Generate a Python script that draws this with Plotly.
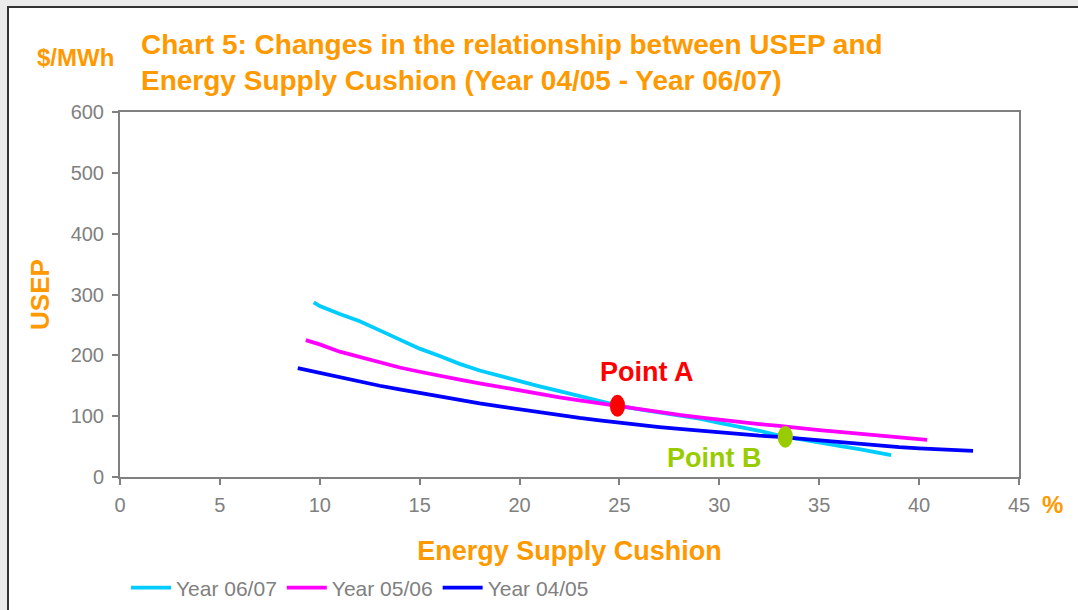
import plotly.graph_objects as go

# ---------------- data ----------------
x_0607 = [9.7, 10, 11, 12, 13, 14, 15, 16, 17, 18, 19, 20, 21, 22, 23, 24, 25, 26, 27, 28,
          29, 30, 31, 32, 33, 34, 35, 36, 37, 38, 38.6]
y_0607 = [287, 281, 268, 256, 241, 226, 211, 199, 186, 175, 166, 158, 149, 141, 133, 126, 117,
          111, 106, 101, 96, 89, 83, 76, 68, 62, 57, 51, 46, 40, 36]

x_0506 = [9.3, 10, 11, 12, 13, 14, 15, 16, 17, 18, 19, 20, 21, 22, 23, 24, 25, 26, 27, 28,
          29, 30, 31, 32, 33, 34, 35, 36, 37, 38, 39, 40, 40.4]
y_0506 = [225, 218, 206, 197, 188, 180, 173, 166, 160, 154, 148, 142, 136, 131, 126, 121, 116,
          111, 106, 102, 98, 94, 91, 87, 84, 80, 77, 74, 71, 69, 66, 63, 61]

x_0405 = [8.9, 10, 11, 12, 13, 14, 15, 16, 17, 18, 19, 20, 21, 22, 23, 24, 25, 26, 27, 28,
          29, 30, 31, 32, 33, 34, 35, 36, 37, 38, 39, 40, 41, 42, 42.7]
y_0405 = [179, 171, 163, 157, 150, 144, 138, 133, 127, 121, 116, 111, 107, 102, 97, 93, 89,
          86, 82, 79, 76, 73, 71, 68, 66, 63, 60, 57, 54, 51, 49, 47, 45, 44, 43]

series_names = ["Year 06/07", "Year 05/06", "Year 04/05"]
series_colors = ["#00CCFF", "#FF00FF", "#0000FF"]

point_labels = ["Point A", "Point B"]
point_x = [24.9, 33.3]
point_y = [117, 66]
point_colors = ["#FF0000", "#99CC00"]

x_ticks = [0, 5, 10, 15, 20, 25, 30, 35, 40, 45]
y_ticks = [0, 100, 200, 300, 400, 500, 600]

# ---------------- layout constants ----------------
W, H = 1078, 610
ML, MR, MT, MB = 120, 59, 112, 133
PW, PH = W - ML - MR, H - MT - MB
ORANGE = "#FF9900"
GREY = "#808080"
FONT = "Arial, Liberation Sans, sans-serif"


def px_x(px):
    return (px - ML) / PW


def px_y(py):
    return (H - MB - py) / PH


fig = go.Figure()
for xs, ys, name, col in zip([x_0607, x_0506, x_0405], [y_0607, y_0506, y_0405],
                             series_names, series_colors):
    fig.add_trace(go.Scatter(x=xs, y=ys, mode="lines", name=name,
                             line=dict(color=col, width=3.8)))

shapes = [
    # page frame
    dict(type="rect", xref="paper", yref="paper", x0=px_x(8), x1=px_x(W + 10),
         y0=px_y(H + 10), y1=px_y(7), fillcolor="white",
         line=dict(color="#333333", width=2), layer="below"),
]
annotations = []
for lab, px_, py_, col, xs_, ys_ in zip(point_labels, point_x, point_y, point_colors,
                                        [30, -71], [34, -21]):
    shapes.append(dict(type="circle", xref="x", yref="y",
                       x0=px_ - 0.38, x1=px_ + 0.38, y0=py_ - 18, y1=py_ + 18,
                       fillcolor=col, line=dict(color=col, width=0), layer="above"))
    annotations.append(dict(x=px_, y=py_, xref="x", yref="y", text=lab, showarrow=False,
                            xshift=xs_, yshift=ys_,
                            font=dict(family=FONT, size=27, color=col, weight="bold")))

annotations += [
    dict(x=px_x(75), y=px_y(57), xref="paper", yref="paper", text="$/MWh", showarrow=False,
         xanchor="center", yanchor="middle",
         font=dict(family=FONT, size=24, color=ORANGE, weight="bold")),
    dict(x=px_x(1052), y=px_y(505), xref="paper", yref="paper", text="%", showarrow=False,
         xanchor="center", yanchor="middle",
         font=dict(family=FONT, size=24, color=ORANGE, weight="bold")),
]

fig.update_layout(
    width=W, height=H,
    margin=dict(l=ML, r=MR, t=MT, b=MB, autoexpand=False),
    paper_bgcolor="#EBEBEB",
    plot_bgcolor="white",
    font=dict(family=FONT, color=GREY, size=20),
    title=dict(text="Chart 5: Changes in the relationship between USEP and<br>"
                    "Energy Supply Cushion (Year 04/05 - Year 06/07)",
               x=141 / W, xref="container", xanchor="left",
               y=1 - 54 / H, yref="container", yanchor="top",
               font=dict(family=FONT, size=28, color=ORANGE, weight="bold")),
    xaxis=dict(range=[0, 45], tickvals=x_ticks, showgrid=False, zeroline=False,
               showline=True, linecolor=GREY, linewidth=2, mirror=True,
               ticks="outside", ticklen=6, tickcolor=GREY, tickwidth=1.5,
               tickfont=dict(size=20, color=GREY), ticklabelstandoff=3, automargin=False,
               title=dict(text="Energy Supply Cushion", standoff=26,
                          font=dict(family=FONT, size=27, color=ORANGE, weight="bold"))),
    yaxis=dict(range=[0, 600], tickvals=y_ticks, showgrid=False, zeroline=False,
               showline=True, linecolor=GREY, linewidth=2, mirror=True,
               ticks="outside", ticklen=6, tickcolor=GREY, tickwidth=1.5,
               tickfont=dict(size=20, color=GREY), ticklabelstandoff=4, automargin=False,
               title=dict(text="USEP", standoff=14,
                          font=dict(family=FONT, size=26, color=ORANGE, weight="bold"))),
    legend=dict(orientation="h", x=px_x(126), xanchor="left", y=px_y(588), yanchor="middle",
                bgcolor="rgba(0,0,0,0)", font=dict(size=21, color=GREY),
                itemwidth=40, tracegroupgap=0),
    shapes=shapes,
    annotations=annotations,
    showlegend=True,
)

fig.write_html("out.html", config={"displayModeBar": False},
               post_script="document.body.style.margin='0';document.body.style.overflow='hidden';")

━━━━━━━━

◆ **Task details**
Repeat only what lies between the start of the data and the end of the line containing "46, 40, 36]", exactly, with pictures left out.

◆ **The result**
Generate a Python script that draws this with Plotly.
import plotly.graph_objects as go

# ---------------- data ----------------
x_0607 = [9.7, 10, 11, 12, 13, 14, 15, 16, 17, 18, 19, 20, 21, 22, 23, 24, 25, 26, 27, 28,
          29, 30, 31, 32, 33, 34, 35, 36, 37, 38, 38.6]
y_0607 = [287, 281, 268, 256, 241, 226, 211, 199, 186, 175, 166, 158, 149, 141, 133, 126, 117,
          111, 106, 101, 96, 89, 83, 76, 68, 62, 57, 51, 46, 40, 36]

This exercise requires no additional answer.